The key question here is this: If we aren’t discussing the harmful effects on Indigenous people of such projects with as much interest as we discuss oil / gas projects, is it because they aren’t located in our backyard? Or is it because the harms are being caused by something that we have decided cannot be attached to anything negative?


As I said at the very start of this article, at some point, humans will end up replacing their main source of energy away from fossil fuels. In my view, the issue is this:

Unless we stumble upon a new energy source in a serendipitous manner, we will have to combine our resources (natural, or human as well as financial) to devise a new one.
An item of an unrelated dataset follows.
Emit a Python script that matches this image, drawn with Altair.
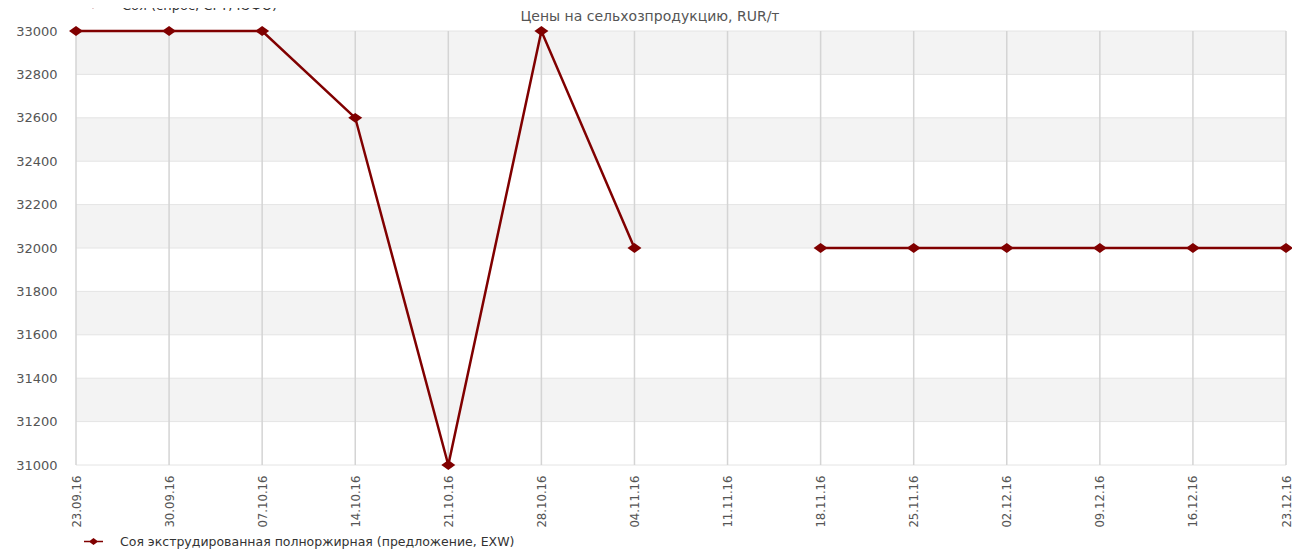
import altair as alt
import pandas as pd

# ---- data ----
dates = ["23.09.16", "30.09.16", "07.10.16", "14.10.16", "21.10.16", "28.10.16",
         "04.11.16", "11.11.16", "18.11.16", "25.11.16", "02.12.16", "09.12.16",
         "16.12.16", "23.12.16"]
prices = [33000, 33000, 33000, 32600, 31000, 33000,
          32000, None, 32000, 32000, 32000, 32000,
          32000, 32000]
series_main = "Соя экструдированная полноржирная (предложение, EXW)"
series_top = "Соя (спрос, CPT, ЮФО)"
title_text = "Цены на сельхозпродукцию, RUR/т"
y_ticks = [31000, 31200, 31400, 31600, 31800, 32000, 32200, 32400, 32600, 32800, 33000]
band_lo = [31200, 31600, 32000, 32400, 32800]
band_hi = [31400, 31800, 32200, 32600, 33000]

W, H = 1210, 434
RED = "#800000"
TXT = "#555555"

df = pd.DataFrame({"date": dates, "price": prices, "series": [series_main] * len(dates)})
bands = pd.DataFrame({"lo": band_lo, "hi": band_hi})
ticks = pd.DataFrame({"t": y_ticks})
grid_x = pd.DataFrame({"date": dates})
legend_top = pd.DataFrame({"name": [series_top]})
title_df = pd.DataFrame({"name": [title_text]})

xscale = alt.Scale(type="point", domain=dates, padding=0)
yscale = alt.Scale(domain=[31000, 33000], nice=False, zero=False)

x_axis = alt.Axis(title=None, labelAngle=270, labelAlign="right", labelBaseline="middle",
                  labelPadding=10, labelFont="DejaVu Sans Condensed, Liberation Sans Narrow, sans-serif",
                  labelFontSize=13, labelColor=TXT, ticks=False, domain=False, grid=False,
                  labelOverlap=False, labelBound=False)
y_axis = alt.Axis(title=None, values=y_ticks, labelFont="DejaVu Sans", labelFontSize=13,
                  labelColor=TXT, labelPadding=19, ticks=False, domain=False, grid=False,
                  format="d")

band_layer = alt.Chart(bands).mark_rect(color="#f3f3f3").encode(
    x=alt.value(0), x2=alt.value(W),
    y=alt.Y("lo:Q", scale=yscale, axis=y_axis), y2="hi:Q")

hgrid = alt.Chart(ticks).mark_rule(color="#e4e4e4", strokeWidth=1).encode(
    y=alt.Y("t:Q", scale=yscale))

vgrid = alt.Chart(grid_x).mark_rule(color="#d4d4d4", strokeWidth=1.5).encode(
    x=alt.X("date:N", scale=xscale, axis=x_axis, sort=dates))

legend_sym = "M-1,0L1,0M-0.37,0L0,-0.27L0.37,0L0,0.27Z"

line = alt.Chart(df).mark_line(strokeWidth=2.5, invalid="break-paths-show-domains").encode(
    x=alt.X("date:N", scale=xscale, sort=dates),
    y=alt.Y("price:Q", scale=yscale),
    color=alt.Color("series:N", scale=alt.Scale(range=[RED]),
                    legend=alt.Legend(title=None, orient="none", legendX=7, legendY=500,
                                      symbolType=legend_sym, symbolSize=361,
                                      symbolStrokeWidth=1.5, symbolFillColor=RED,
                                      symbolStrokeColor=RED, labelOffset=16,
                                      labelFont="DejaVu Sans", labelFontSize=12.5,
                                      labelColor="#333333", labelLimit=800)))

pts = alt.Chart(df).mark_point(shape="M-1,0L0,-0.7L1,0L0,0.7Z", size=196, filled=True,
                               opacity=1, color=RED).encode(
    x=alt.X("date:N", scale=xscale, sort=dates),
    y=alt.Y("price:Q", scale=yscale))

top_text = alt.Chart(legend_top).mark_text(align="left", baseline="alphabetic",
                                           font="DejaVu Sans", fontSize=13,
                                           color="#333333").encode(
    x=alt.value(46), y=alt.value(-21), text="name:N")
top_sym = alt.Chart(legend_top).mark_point(shape=legend_sym, size=361, filled=True,
                                           strokeWidth=1.5, color=RED, opacity=1).encode(
    x=alt.value(17), y=alt.value(-25))

title_mark = alt.Chart(title_df).mark_text(align="center", baseline="alphabetic",
                                           font="DejaVu Sans", fontSize=14,
                                           color=TXT).encode(
    x=alt.value(574), y=alt.value(-10), text="name:N")

chart = alt.layer(band_layer, hgrid, vgrid, line, pts, top_sym, top_text, title_mark).properties(
    width=W, height=H,
    autosize=alt.AutoSizeParams(type="none"),
    padding={"left": 68, "top": 23, "right": 6, "bottom": 84},
).configure_view(stroke=None)

chart.save("out.html", embed_options={"renderer": "svg", "actions": False})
We may also opt to increase the share of nuclear energy in the mix, where deemed safe. Regardless of the course of action that we choose, it behooves us to derive as much financial resources from our natural resources. So that we are better placed to fund the search for a new source / increase our nuclear power capacity. As we know, demand for oil & gas will be with us for some decades at the very least, simply because there are no viable alternatives at present. Even afterwards, the demand for the myriad resources that we extract from oil & gas will remain. Prudence dictates that we use what we have at hand to get the funds for pursuing what we want. Punishing or demonizing the resource that will fund its replacement – not to mention our comfortable lifestyle – is (to put it mildly) the opposite of prudence.
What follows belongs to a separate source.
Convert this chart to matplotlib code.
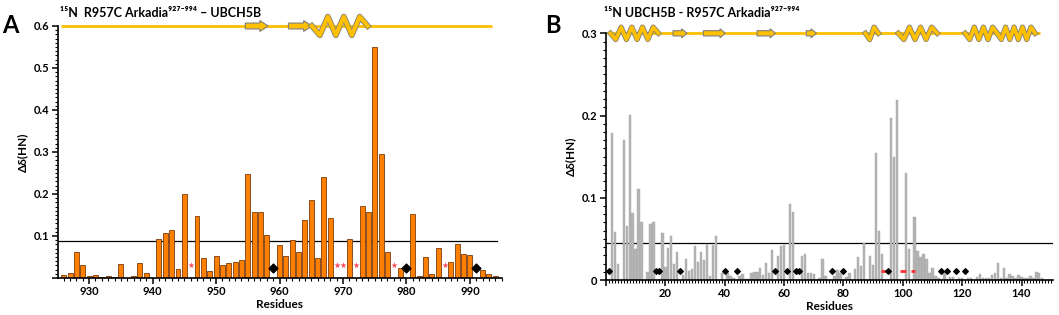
import numpy as np
import matplotlib
matplotlib.use('Agg')
import matplotlib.pyplot as plt
from matplotlib.patches import Polygon
from matplotlib.ticker import MultipleLocator, FuncFormatter

plt.rcParams['font.family'] = ['Lato', 'DejaVu Sans']
plt.rcParams['font.weight'] = 'bold'

# ---- panel A: 15N R957C Arkadia(927-994) + UBCH5B ----
res_a = [926, 927, 928, 929, 930, 931, 932, 933, 934, 935, 937, 938, 939,
         941, 942, 943, 944, 945, 947, 948, 949, 950, 951, 952, 953, 954,
         955, 956, 957, 958, 960, 961, 962, 963, 964, 965, 966, 967, 968,
         971, 973, 974, 975, 976, 977, 979, 981, 982, 983, 984, 985, 987,
         988, 989, 990, 992, 993, 994]
shift_a = [0.007, 0.012, 0.063, 0.032, 0.004, 0.007, 0.002, 0.004, 0.002, 0.034,
           0.004, 0.036, 0.011,
           0.094, 0.108, 0.114, 0.022, 0.200, 0.148, 0.048, 0.017, 0.053, 0.031,
           0.035, 0.037, 0.044,
           0.247, 0.156, 0.156, 0.102, 0.079, 0.052, 0.090, 0.063, 0.138, 0.185,
           0.048, 0.240, 0.143,
           0.093, 0.171, 0.156, 0.550, 0.295, 0.062, 0.024, 0.152, 0.005, 0.050,
           0.010, 0.071, 0.037,
           0.081, 0.057, 0.054, 0.020, 0.010, 0.005]
star_a = [946, 969, 970, 972, 978, 986]
diamond_a = [959, 980, 991]
cutoff_a = 0.088
strands_a = [(954.6, 958.2), (961.4, 965.1)]
helices_a = [(965.1, 973.9, 3)]

# ---- panel B: 15N UBCH5B + R957C Arkadia(927-994) ----
res_b = [2, 3, 4, 6, 7, 8, 9, 10, 11, 12, 14, 15, 16, 19, 20, 21, 22, 23, 24,
         26, 27, 28, 29, 30, 31, 32, 33, 34, 35, 36, 37, 39, 41, 42, 43, 45, 46,
         47, 48, 49, 50, 51, 52, 53, 54, 55, 56, 58, 59, 60, 62, 63, 66, 67, 68,
         69, 70, 72, 73, 74, 77, 78, 79, 81, 82, 84, 85, 86, 87, 89, 90, 91, 92,
         93, 96, 97, 98, 101, 102, 104, 105, 106, 107, 108, 109, 110, 111, 112,
         114, 116, 117, 119, 120, 122, 123, 125, 126, 127, 128, 129, 130, 131,
         132, 133, 134, 135, 136, 137, 138, 139, 140, 141, 142, 143, 144, 145,
         146, 147]
shift_b = [0.179, 0.058, 0.019, 0.170, 0.066, 0.201, 0.081, 0.038, 0.111, 0.070,
           0.010, 0.068, 0.070, 0.057, 0.016, 0.039, 0.053, 0.020, 0.034,
           0.006, 0.026, 0.011, 0.013, 0.041, 0.022, 0.034, 0.024, 0.044, 0.005,
           0.043, 0.053, 0.008, 0.009, 0.005, 0.002, 0.005, 0.007,
           0.001, 0.001, 0.009, 0.010, 0.010, 0.015, 0.006, 0.021, 0.009, 0.036,
           0.029, 0.041, 0.042, 0.092, 0.083, 0.029, 0.032, 0.009,
           0.009, 0.007, 0.003, 0.026, 0.005, 0.005, 0.012, 0.009, 0.004, 0.008,
           0.013, 0.028, 0.017, 0.045, 0.029, 0.018, 0.155, 0.060,
           0.032, 0.197, 0.150, 0.219, 0.130, 0.038, 0.077, 0.035, 0.028, 0.032,
           0.026, 0.009, 0.015, 0.005, 0.002,
           0.010, 0.004, 0.004, 0.003, 0.002, 0.003, 0.003, 0.004, 0.007, 0.003,
           0.003, 0.002, 0.006, 0.008,
           0.021, 0.003, 0.014, 0.002, 0.007, 0.005, 0.003, 0.006, 0.004, 0.003,
           0.002, 0.005, 0.002, 0.010,
           0.008, 0.002]
diamond_b = [1, 17, 18, 25, 40, 44, 57, 61, 64, 65, 76, 80, 95, 113, 115, 118, 121]
red_b = [(92.8, 95.0), (99.2, 101.2), (102.7, 104.0)]
cutoff_b = 0.045
strands_b = [(22.6, 27.3), (32.8, 40.2), (50.9, 57.1), (67.5, 70.9)]
helices_b = [(1.5, 17.7, 4), (87.4, 91.8, 1), (98.5, 111.6, 3), (121.0, 131.8, 3), (131.8, 144.6, 4)]

GOLD = '#ffc000'
EDGE = '#7f7f7f'


def draw_topology(ax, y0, x0, x1, strands, helices, amp, shaft, head, head_len, hw):
    ax.plot([x0, x1], [y0, y0], color=GOLD, lw=2, clip_on=False, zorder=5,
            solid_capstyle='butt')
    for (a, b) in strands:
        pts = [(a, y0 - shaft), (b - head_len, y0 - shaft), (b - head_len, y0 - head),
               (b, y0), (b - head_len, y0 + head), (b - head_len, y0 + shaft), (a, y0 + shaft)]
        ax.add_patch(Polygon(pts, closed=True, facecolor=GOLD, edgecolor=EDGE, lw=0.8,
                             clip_on=False, zorder=6))
    for (a, b, n) in helices:
        xs = np.linspace(a, b, 2 * n + 2)
        ys = [y0] + [y0 - amp if i % 2 == 0 else y0 + amp for i in range(2 * n)] + [y0]
        ax.plot(xs, ys, color=EDGE, lw=hw + 1.2, clip_on=False, zorder=6)
        ax.plot(xs, ys, color=GOLD, lw=hw, clip_on=False, zorder=7)


def style_axes(ax):
    for side in ['top', 'right']:
        ax.spines[side].set_visible(False)
    for side in ['left', 'bottom']:
        ax.spines[side].set_linewidth(1.2)
    ax.tick_params(which='major', length=4, width=1.1, labelsize=8, pad=2)
    ax.tick_params(which='minor', length=2.5, width=0.8)
    for lab in ax.get_xticklabels() + ax.get_yticklabels():
        lab.set_fontweight('bold')


fig = plt.figure(figsize=(10.59, 3.15), dpi=100)

# panel A
ax1 = fig.add_axes([0.0548, 0.1175, 0.4189, 0.80])
ax1.bar(res_a, shift_a, width=0.78, color='#ff8000', edgecolor='#7a3c10', linewidth=0.6, zorder=2)
ax1.scatter(star_a, [0.030] * len(star_a), marker='*', s=22, color='#ff4b5c', zorder=3, linewidths=0)
ax1.scatter(diamond_a, [0.023] * len(diamond_a), marker='D', s=20, color='black', zorder=3)
ax1.axhline(cutoff_a, xmin=0, xmax=0.99, color='black', lw=0.9, zorder=1)
ax1.set_xlim(925.1, 995.0)
ax1.set_ylim(0, 0.6)
ax1.xaxis.set_major_locator(MultipleLocator(10))
ax1.xaxis.set_minor_locator(MultipleLocator(1))
ax1.yaxis.set_major_locator(MultipleLocator(0.1))
ax1.yaxis.set_minor_locator(MultipleLocator(0.01))
ax1.yaxis.set_major_formatter(FuncFormatter(lambda v, p: '' if abs(v) < 1e-9 else '%.1f' % v))
style_axes(ax1)
ax1.set_xlabel('Residues', fontsize=8.5, fontweight='bold', labelpad=1)
ax1.set_ylabel('Δδ(HN)', fontsize=8.5, fontweight='bold', labelpad=4)
draw_topology(ax1, 0.6, 925.5, 993.5, strands_a, helices_a, amp=0.022,
              shaft=0.007, head=0.013, head_len=1.3, hw=3.0)

# panel B
ax2 = fig.add_axes([0.5722, 0.1111, 0.4221, 0.7832])
ax2.bar(res_b, shift_b, width=0.8, color='#b4b4b4', edgecolor='#a6a6a6', linewidth=0.3, zorder=2)
for (a, b) in red_b:
    ax2.plot([a, b], [0.0115, 0.0115], color='#ff3030', lw=2.0, zorder=3, solid_capstyle='butt')
ax2.scatter(diamond_b, [0.0105] * len(diamond_b), marker='D', s=8, color='black', zorder=4)
ax2.axhline(cutoff_b, color='black', lw=0.9, zorder=1)
ax2.set_xlim(0, 150.6)
ax2.set_ylim(0, 0.3)
ax2.xaxis.set_major_locator(MultipleLocator(20))
ax2.xaxis.set_minor_locator(MultipleLocator(1))
ax2.yaxis.set_major_locator(MultipleLocator(0.1))
ax2.yaxis.set_minor_locator(MultipleLocator(0.01))
ax2.xaxis.set_major_formatter(FuncFormatter(lambda v, p: '' if abs(v) < 1e-9 else '%d' % v))
ax2.yaxis.set_major_formatter(FuncFormatter(lambda v, p: '0' if abs(v) < 1e-9 else '%.1f' % v))
style_axes(ax2)
ax2.set_xlabel('Residues', fontsize=8.5, fontweight='bold', labelpad=1)
ax2.set_ylabel('Δδ(HN)', fontsize=8.5, fontweight='bold', labelpad=4)
draw_topology(ax2, 0.3, 0.5, 146.3, strands_b, helices_b, amp=0.0075,
              shaft=0.0032, head=0.0055, head_len=1.8, hw=2.6)

# titles and panel letters
fig.text(0.002, 0.955, 'A', fontsize=17, fontweight='bold', va='top')
fig.text(0.515, 0.955, 'B', fontsize=17, fontweight='bold', va='top')
fig.text(0.057, 0.945, '¹⁵N  R957C Arkadia⁹²⁷⁻⁹⁹⁴ – UBCH5B', fontsize=9, fontweight='bold')
fig.text(0.570, 0.945, '¹⁵N UBCH5B - R957C Arkadia⁹²⁷⁻⁹⁹⁴', fontsize=9, fontweight='bold')

fig.savefig('out.png', dpi=100)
What we need to realize collectively – and especially in the corridors of political power – is that human existence is always a race for competitive edge. As long as there is demand for a vital resource, other countries will supply it and reap the benefits. Enlightened self-interest demands that we remain committed to benefiting from the value of the resources that we are blessed with while we try to navigate a way to the future that, hopefully, will be better on all the fronts. In order for us to do that, the deeply entrenched self interest of the political class and the financial sector will have to be neutralized. That can only be done by ordinary folks.